Einige dieser Fragen kann Barbara Kuhls von der HSH Facility Management Holding AG, einer 2005 gegründeten Tochtergesellschaft der Bank, beantworten. Barbara Kuhls kümmert sich um das "Art Management" der Bank, also um die Kunst. Insgesamt 1680 Werke umfasse die Sammlung der HSH Nordbank. "Etwa 80 Prozent davon schmücken repräsentative Räume der Bank", sagt sie. Die Bilder seien jeweils zwischen 75 Euro und 8000 Euro wert. Der durchschnittliche Wert pro Bild liege folglich bei etwa 1100 Euro. "Wir reden hier nicht von einem Picasso", sagt Barbara Kuhls.

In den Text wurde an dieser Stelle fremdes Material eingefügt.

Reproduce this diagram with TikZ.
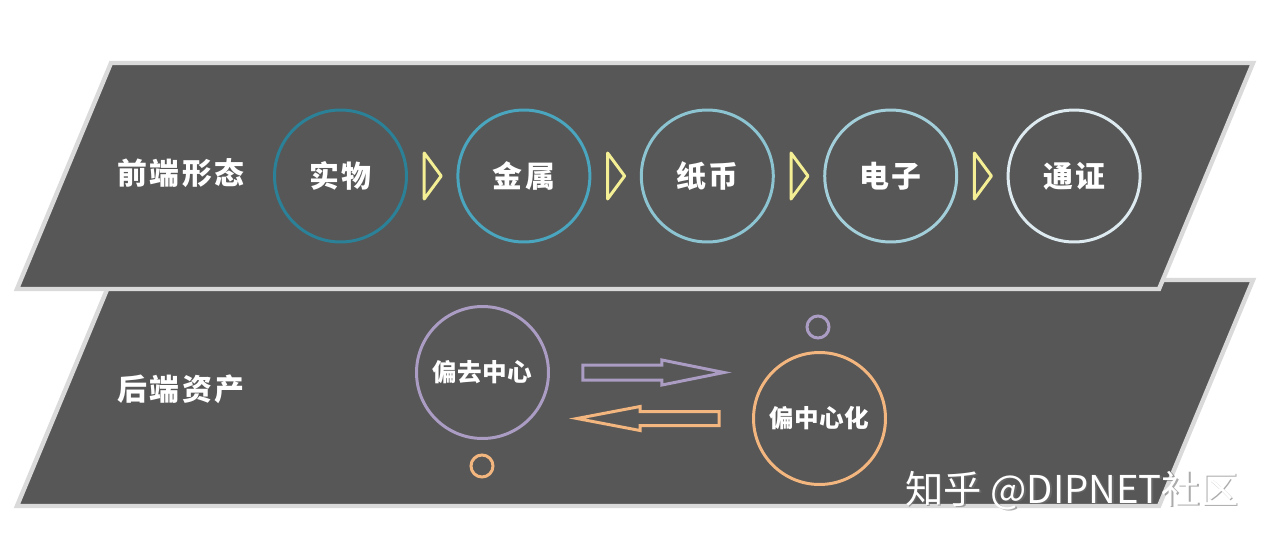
\documentclass[tikz,border=0pt]{standalone}
\usepackage{fontspec}
\usetikzlibrary{calc}
\newfontfamily\cjk{Noto Sans CJK SC}
\newfontfamily\cjkwide[LetterSpace=8]{Noto Sans CJK SC}
\newfontfamily\cjkmid[LetterSpace=1]{Noto Sans CJK SC}
\definecolor{panelfill}{HTML}{575757}
\definecolor{panelrim}{HTML}{DADADA}
\definecolor{tealA}{HTML}{2B8198}
\definecolor{tealB}{HTML}{4AA5BE}
\definecolor{tealC}{HTML}{8CC4D1}
\definecolor{tealD}{HTML}{A3CFDB}
\definecolor{tealE}{HTML}{DDEAEF}
\definecolor{tipyellow}{HTML}{F4EF94}
\definecolor{lilac}{HTML}{AB9CC4}
\definecolor{peach}{HTML}{F4B67F}
\tikzset{
  panel/.style={fill=panelfill, draw=panelrim, line width=2.5pt},
  lbl/.style={text=white, font=\cjkwide\bfseries\fontsize{17}{20}\selectfont},
  ring/.style={circle, line width=1.7pt, minimum size=2.64cm, inner sep=0pt,
    text=white, font=\cjkwide\bfseries\fontsize{17}{20}\selectfont},
  smallring/.style={ring, font=\cjkmid\bfseries\fontsize{14}{17}\selectfont},
  dot/.style={circle, line width=1.7pt, minimum size=0.44cm, inner sep=0pt},
  tri/.style={draw=tipyellow, line width=1.7pt, line join=round},
  blockarrow/.style={line width=1.7pt, line join=miter},
  wmtext/.style={text=white, font=\cjk\fontsize{21.8}{26}\selectfont, inner sep=0pt},
  wmshadow/.style={wmtext, text=black!55, opacity=0.6}
}
\begin{document}
\begin{tikzpicture}[x=0.02cm, y=-0.02cm]
\path[use as bounding box, fill=white] (0,0) rectangle (1270,548);
% the two slanted panels, lower one first
\foreach \y in {217,0} {
\draw[panel] (111,63+\y) -- (1253,63+\y) -- (1159,289+\y) -- (17,289+\y) -- cycle;
}
\node[lbl] (front) at (181,173) {前端形态};
\node[lbl] (back) at (181,389) {后端资产};
% front forms
\foreach \t/\c [count=\i from 0] in {实物/tealA,金属/tealB,纸币/tealC,电子/tealD,通证/tealE} {
\node[ring, draw=\c] (n\i) at (340.5+183.4*\i,176) {\t};
}
\foreach \a/\b in {n0/n1,n1/n2,n2/n3,n3/n4} {
\draw[tri] ($(\a.east)!0.5!(\b.west)$) ++(-8,-23) -- ++(17,23) -- ++(-17,23) -- cycle;
}
% back assets
\node[smallring, draw=lilac] (dec) at (482.5,372.5) {偏去中心};
\node[smallring, draw=peach] (cen) at (819.5,418.5) {偏中心化};
\node[dot, draw=peach] (decdot) at (482,466) {};
\node[dot, draw=lilac] (cendot) at (818,327) {};
\draw[blockarrow, draw=lilac] (dec.east) ++(33,-7.5) -- ++(79,0) -- ++(0,-5) -- ++(62,12.5)
  -- ++(-62,12.5) -- ++(0,-5) -- ++(-79,0) -- cycle;
\draw[blockarrow, draw=peach] (cen.west) ++(-33,-7) -- ++(-79,0) -- ++(0,-5) -- ++(-63,12)
  -- ++(63,12) -- ++(0,-5) -- ++(79,0) -- cycle;
% watermark
\node[wmshadow, anchor=west] (wmb) at (906.5,492) {知乎 @DIPNET社区};
\node[wmtext, anchor=west] (wm) at (905,490.5) {知乎 @DIPNET社区};
\end{tikzpicture}
\end{document}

Die Rede ist eher von der Hinterglasmalerei "Vielleicht -Vielleicht" der Kieler Künstlerin Cora Korte, einem Ölgemälde mit dem Titel "Parkplatz in Kleers" von Nina Kluth oder auch von "Wrong Yellow", einem neonfarbigen Materialmix des Künstlers Oliver Ross, im stolzen Format 143 mal 140 Zentimeter. "Uns geht es in erster Linie darum, die Sammlung der Öffentlichkeit zugänglich zu machen und heimische Künstler aus Hamburg und Schleswig-Holstein zu fördern", sagt Barbara Kuhls.
Nein, ein lukratives Geschäft sei die Leihkunst nicht, heißt es auch in der Pressestelle der HSH Nordbank. Im Gegenteil: "Eine externe Vermittlung der Bilder ist bisher wegen mangelnder Nachfrage noch nie zustande gekommen", sagt Sprecherin Gesine Dähn. Der monatliche Mietpreis betrage im Schnitt etwa 20 Euro pro Bild. Allerdings gebe es gerade einen Interessenten, der sich vorstellen könnte, einige Bilder anzumieten.
Thomas Böwer will den Besitz der HSH Nordbank und ihrer Tochtergesellschaften dennoch genau untersucht wissen. "Ich bin gespannt, was meine Anfrage ergibt", sagt er. Zumal gerade erst bekannt geworden sei, dass der Bayerischen Landesbank beispielsweise das bekannte Schloss am Wörthersee sowie Teile des Obersalzberg gehören, und die Nord LB Teile des Harzer Brocken besitzen soll.
Einer Tochtergesellschaft der HSH Nordbank gehört die Yacht MS "Merkur II", die in Kiel liegt. Sie kann übrigens gemietet werden. Genau wie die Kunst.